RAW DATA:
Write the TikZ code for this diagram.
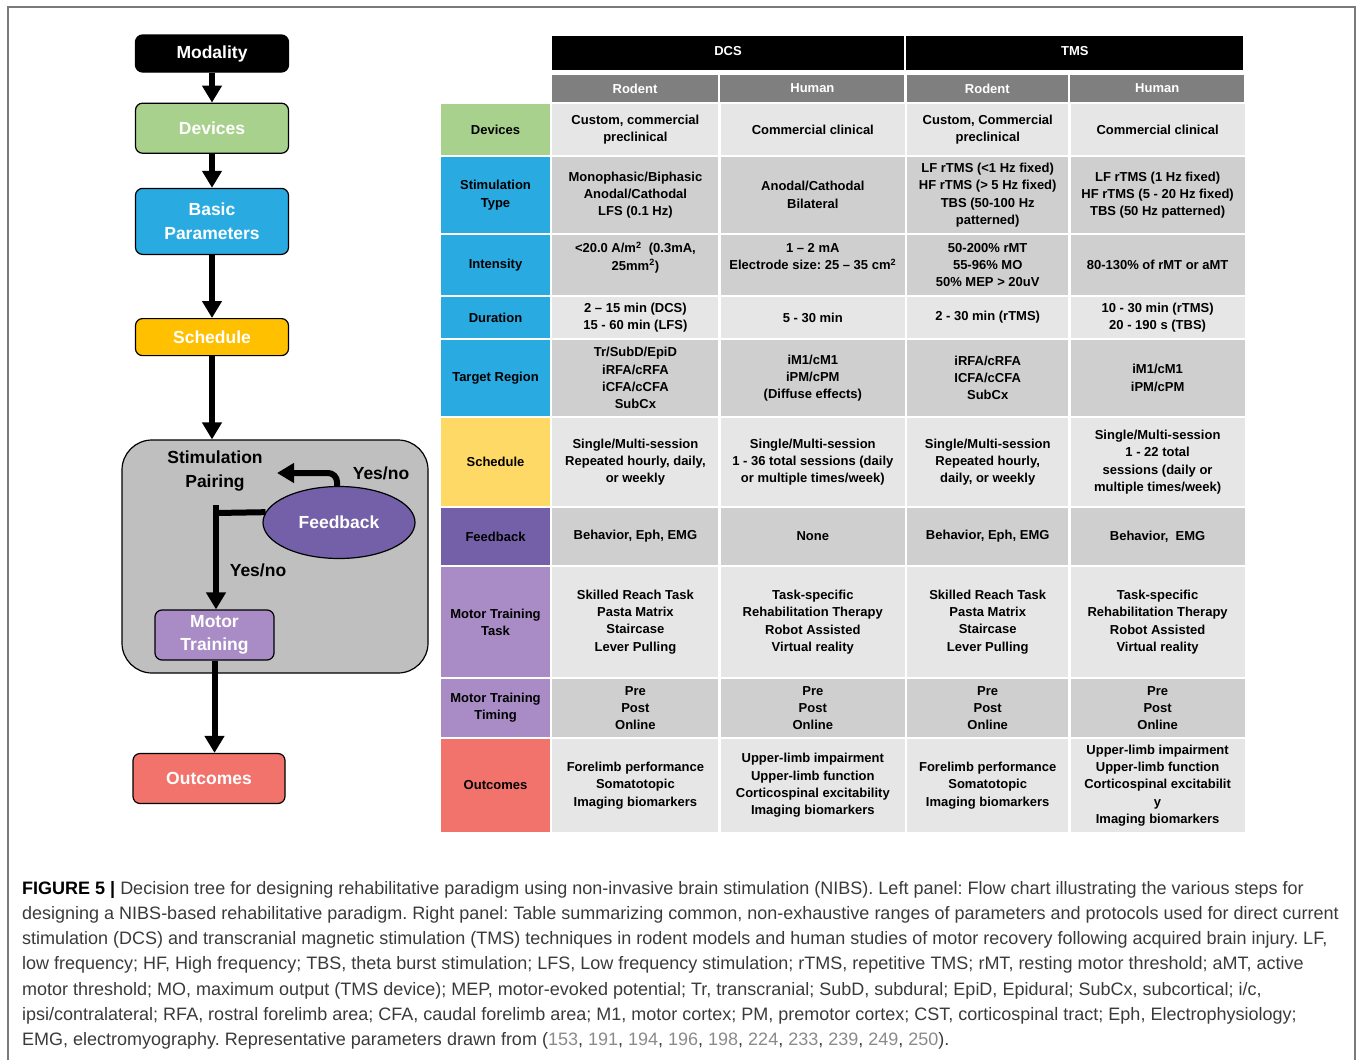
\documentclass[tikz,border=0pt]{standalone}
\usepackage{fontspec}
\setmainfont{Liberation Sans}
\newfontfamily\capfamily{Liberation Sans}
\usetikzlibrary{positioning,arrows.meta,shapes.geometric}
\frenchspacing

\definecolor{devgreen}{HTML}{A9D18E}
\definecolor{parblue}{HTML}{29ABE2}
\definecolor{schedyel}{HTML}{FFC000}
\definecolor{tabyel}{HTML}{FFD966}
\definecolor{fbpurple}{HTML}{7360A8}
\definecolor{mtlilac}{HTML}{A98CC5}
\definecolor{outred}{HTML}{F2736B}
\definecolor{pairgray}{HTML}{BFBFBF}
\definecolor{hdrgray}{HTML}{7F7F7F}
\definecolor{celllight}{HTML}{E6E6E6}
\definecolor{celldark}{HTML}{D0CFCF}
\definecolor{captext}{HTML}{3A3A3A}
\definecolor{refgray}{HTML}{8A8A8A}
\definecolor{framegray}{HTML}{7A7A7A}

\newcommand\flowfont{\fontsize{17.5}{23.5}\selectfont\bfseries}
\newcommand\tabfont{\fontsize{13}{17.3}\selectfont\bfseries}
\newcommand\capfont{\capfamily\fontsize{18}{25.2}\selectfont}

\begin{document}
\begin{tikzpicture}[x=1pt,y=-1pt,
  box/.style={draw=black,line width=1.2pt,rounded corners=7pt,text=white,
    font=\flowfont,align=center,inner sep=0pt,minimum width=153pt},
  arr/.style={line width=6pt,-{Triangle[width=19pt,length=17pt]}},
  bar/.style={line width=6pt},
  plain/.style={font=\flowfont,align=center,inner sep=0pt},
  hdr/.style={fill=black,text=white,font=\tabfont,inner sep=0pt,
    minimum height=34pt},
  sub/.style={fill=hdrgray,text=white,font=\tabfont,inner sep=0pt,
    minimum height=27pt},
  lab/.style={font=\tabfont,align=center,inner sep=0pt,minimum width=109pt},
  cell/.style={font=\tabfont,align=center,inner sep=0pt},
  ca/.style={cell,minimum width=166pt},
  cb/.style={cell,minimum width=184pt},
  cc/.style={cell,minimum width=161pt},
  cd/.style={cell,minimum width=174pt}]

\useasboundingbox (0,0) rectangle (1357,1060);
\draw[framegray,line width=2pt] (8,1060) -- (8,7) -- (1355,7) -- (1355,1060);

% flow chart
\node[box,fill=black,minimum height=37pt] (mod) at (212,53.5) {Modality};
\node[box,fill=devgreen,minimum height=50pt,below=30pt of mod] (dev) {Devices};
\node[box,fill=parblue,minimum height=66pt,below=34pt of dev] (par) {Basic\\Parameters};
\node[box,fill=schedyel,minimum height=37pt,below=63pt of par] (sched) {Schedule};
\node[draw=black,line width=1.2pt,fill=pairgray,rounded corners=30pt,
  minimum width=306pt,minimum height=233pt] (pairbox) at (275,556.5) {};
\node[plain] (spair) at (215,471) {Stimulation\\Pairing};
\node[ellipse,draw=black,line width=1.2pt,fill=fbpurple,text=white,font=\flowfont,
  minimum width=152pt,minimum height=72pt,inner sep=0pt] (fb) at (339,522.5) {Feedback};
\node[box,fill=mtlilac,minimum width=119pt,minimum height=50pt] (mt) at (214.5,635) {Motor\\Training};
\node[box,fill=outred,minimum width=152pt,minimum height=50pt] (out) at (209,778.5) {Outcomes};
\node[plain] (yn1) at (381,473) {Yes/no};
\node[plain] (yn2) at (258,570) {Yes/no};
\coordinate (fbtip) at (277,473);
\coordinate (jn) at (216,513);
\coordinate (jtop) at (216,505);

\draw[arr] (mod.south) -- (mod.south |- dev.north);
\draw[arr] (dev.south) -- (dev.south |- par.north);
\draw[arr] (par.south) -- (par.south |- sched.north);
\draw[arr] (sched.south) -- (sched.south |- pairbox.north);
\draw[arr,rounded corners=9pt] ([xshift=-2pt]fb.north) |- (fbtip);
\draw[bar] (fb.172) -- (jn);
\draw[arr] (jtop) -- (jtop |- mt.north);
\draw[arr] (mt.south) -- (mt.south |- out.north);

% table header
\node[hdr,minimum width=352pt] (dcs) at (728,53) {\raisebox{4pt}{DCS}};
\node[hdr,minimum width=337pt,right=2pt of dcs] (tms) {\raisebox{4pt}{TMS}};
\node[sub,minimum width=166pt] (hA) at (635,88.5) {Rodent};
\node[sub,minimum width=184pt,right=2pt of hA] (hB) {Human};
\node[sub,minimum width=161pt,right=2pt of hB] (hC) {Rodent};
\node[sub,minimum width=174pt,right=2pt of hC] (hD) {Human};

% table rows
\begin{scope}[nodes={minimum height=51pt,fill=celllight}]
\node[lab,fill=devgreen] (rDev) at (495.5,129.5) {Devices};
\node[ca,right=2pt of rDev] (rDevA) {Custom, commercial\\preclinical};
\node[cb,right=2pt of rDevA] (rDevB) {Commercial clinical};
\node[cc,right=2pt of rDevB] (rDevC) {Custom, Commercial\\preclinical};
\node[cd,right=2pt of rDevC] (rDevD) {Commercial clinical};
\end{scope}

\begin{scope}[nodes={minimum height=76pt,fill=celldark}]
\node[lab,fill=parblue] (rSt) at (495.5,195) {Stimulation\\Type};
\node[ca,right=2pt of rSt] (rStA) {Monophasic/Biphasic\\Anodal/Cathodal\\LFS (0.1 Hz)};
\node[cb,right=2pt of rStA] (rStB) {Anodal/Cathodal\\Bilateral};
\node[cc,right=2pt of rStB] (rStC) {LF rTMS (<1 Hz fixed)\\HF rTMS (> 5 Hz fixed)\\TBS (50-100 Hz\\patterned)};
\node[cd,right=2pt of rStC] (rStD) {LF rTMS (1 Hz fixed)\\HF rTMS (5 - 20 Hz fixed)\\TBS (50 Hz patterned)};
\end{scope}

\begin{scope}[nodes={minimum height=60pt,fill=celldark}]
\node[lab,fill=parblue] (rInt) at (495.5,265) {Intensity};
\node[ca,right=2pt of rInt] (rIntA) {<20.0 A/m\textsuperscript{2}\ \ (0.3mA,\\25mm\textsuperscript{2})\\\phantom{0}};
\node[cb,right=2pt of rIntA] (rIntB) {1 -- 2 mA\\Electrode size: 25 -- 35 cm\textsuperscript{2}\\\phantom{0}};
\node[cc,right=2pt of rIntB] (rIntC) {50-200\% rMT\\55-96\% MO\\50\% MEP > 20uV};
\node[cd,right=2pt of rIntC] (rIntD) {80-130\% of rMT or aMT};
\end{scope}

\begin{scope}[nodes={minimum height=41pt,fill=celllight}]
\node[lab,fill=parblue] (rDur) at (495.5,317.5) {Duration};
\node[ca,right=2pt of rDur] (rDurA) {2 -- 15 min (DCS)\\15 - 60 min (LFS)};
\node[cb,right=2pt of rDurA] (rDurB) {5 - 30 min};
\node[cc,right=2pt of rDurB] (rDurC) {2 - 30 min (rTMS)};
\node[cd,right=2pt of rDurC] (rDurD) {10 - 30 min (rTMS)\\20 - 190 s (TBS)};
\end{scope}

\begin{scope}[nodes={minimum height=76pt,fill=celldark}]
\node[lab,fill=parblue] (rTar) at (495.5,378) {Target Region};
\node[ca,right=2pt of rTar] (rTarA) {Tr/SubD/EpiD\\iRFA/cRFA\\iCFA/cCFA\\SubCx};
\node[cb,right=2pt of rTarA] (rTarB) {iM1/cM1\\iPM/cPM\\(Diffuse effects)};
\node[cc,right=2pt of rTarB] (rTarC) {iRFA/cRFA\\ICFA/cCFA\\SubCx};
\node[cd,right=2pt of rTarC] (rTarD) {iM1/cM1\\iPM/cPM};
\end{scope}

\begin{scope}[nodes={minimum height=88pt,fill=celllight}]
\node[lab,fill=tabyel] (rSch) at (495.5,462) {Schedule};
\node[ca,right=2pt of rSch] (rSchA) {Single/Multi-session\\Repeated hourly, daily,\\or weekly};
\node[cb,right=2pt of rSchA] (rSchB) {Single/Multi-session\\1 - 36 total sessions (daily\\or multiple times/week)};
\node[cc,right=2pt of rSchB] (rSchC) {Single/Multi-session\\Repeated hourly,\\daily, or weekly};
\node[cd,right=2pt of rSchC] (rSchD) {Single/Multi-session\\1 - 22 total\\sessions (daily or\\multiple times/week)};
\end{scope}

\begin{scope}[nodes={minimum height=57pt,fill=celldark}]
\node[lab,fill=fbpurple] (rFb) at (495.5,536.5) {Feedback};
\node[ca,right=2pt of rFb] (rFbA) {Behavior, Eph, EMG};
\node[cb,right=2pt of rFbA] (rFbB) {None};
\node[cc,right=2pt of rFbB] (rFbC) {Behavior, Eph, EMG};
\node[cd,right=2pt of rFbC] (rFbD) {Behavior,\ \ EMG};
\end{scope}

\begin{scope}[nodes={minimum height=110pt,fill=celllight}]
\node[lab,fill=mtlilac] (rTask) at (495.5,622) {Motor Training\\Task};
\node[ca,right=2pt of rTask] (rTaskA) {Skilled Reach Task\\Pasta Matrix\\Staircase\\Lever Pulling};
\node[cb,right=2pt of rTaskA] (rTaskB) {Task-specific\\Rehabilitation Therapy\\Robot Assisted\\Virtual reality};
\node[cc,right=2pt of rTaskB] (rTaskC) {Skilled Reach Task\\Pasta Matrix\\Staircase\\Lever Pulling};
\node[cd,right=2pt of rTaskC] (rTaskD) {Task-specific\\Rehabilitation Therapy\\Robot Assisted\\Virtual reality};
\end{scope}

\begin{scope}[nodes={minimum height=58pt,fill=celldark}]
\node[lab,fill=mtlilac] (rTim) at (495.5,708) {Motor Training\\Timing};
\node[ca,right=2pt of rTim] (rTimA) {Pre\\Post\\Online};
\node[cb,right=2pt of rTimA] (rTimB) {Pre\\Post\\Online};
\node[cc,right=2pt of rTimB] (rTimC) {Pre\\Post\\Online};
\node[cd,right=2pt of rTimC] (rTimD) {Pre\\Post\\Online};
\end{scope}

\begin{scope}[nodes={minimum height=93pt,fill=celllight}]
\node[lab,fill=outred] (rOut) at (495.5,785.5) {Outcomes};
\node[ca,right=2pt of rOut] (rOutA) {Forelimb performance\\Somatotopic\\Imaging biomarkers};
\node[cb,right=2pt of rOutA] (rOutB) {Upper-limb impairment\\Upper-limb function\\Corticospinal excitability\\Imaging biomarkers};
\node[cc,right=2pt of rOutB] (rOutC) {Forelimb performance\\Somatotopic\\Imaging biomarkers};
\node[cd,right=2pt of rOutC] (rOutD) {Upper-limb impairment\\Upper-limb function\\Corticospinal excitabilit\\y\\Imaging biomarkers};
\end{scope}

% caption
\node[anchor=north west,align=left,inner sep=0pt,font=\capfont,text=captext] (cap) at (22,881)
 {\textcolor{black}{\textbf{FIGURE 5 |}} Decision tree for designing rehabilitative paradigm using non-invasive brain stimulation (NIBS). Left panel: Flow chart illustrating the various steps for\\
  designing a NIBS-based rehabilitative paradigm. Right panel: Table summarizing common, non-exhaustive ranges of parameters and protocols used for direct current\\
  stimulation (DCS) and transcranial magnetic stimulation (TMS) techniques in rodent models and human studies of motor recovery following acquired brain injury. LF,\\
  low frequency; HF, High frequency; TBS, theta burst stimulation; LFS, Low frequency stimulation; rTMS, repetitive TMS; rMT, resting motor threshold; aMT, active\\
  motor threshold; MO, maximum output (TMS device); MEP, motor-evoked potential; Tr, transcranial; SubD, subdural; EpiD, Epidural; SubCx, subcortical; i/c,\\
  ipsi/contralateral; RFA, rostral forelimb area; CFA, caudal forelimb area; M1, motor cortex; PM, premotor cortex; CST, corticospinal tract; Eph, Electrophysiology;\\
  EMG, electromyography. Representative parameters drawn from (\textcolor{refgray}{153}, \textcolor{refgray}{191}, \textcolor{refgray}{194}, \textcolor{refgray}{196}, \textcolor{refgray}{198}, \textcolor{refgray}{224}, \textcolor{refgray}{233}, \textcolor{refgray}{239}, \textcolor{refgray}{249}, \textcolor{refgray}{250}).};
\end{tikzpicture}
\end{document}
---
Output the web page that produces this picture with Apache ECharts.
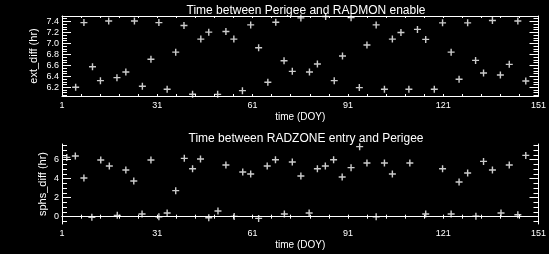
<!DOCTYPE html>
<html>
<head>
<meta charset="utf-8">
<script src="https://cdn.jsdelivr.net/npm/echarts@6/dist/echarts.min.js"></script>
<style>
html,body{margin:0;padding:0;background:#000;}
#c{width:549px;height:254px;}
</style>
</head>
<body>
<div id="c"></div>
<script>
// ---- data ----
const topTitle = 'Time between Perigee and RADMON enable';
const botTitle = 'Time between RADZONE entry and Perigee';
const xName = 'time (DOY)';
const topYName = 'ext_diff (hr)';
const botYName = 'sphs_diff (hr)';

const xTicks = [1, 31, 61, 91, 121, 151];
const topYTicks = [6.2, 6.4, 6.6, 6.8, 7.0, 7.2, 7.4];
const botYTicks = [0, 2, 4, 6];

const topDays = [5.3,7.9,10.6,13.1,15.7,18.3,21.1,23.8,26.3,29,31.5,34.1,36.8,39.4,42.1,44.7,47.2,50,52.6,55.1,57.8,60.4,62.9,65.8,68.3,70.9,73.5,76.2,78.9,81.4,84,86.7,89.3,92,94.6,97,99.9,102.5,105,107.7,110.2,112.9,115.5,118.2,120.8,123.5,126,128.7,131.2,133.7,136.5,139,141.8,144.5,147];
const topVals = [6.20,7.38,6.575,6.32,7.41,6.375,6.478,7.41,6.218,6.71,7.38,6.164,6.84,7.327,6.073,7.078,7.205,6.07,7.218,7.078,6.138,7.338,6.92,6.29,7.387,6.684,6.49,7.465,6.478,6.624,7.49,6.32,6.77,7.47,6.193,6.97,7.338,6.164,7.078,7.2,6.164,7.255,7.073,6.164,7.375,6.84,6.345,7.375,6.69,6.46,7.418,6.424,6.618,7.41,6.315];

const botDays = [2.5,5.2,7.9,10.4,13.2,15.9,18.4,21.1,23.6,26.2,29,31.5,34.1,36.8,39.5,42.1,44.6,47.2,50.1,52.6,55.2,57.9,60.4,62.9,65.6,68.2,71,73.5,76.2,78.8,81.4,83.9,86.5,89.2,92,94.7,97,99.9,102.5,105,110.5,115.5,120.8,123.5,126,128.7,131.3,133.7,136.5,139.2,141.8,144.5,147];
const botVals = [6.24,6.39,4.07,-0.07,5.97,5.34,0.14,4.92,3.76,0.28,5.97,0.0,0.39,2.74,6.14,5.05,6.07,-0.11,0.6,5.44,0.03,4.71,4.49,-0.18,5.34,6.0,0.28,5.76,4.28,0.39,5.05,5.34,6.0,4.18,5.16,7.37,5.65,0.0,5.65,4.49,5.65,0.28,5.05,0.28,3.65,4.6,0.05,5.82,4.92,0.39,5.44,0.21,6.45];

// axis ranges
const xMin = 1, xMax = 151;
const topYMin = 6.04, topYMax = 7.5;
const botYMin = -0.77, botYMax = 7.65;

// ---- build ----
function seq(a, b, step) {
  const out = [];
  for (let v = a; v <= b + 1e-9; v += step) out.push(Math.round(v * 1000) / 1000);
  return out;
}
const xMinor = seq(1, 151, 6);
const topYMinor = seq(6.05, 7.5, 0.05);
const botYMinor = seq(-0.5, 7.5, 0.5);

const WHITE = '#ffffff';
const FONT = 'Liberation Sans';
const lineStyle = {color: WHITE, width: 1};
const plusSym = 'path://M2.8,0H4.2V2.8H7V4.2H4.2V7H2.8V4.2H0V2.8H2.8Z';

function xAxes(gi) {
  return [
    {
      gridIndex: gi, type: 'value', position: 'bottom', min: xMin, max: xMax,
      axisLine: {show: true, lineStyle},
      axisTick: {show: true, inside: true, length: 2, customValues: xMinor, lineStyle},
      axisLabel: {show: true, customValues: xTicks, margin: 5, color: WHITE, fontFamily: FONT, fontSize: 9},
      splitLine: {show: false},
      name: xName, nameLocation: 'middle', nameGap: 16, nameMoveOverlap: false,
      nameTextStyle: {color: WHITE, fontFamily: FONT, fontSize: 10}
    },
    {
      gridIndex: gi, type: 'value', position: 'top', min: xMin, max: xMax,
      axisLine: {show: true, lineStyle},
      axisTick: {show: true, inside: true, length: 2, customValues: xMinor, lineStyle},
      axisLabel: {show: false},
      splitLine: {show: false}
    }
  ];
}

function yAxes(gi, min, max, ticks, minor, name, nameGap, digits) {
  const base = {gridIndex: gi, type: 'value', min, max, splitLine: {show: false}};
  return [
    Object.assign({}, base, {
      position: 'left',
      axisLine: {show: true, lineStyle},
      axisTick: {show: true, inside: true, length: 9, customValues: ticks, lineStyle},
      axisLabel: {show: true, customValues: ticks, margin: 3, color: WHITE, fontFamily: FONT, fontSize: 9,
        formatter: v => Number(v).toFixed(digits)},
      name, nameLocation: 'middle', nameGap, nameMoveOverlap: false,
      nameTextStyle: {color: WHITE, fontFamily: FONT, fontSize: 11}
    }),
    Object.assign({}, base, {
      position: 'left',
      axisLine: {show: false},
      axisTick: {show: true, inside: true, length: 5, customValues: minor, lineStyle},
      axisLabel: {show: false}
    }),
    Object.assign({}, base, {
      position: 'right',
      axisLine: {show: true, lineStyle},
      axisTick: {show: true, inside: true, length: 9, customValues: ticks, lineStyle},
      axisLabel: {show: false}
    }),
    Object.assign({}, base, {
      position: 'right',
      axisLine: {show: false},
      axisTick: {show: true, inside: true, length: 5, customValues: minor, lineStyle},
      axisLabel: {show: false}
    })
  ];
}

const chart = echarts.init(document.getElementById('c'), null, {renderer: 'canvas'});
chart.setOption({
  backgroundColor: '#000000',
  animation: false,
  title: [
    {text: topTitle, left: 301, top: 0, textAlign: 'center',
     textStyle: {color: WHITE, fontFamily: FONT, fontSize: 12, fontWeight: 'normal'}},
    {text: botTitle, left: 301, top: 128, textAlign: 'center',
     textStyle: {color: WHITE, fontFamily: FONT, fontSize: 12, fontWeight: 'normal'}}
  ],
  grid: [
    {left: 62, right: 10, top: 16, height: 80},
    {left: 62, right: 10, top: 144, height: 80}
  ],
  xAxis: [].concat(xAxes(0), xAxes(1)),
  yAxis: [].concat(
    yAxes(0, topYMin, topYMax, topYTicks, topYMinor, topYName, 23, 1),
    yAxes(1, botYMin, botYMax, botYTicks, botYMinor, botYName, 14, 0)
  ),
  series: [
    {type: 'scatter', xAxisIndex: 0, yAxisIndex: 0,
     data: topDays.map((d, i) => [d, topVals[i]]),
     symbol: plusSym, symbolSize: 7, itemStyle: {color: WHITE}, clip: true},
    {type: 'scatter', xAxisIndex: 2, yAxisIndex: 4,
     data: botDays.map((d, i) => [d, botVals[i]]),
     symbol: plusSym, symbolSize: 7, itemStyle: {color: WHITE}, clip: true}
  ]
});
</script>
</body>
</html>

SET TASK: Look for "this" and pull out every line that has it.

OUTPUT:
Write the TikZ code for this diagram.
Output the web page that produces this picture with Apache ECharts.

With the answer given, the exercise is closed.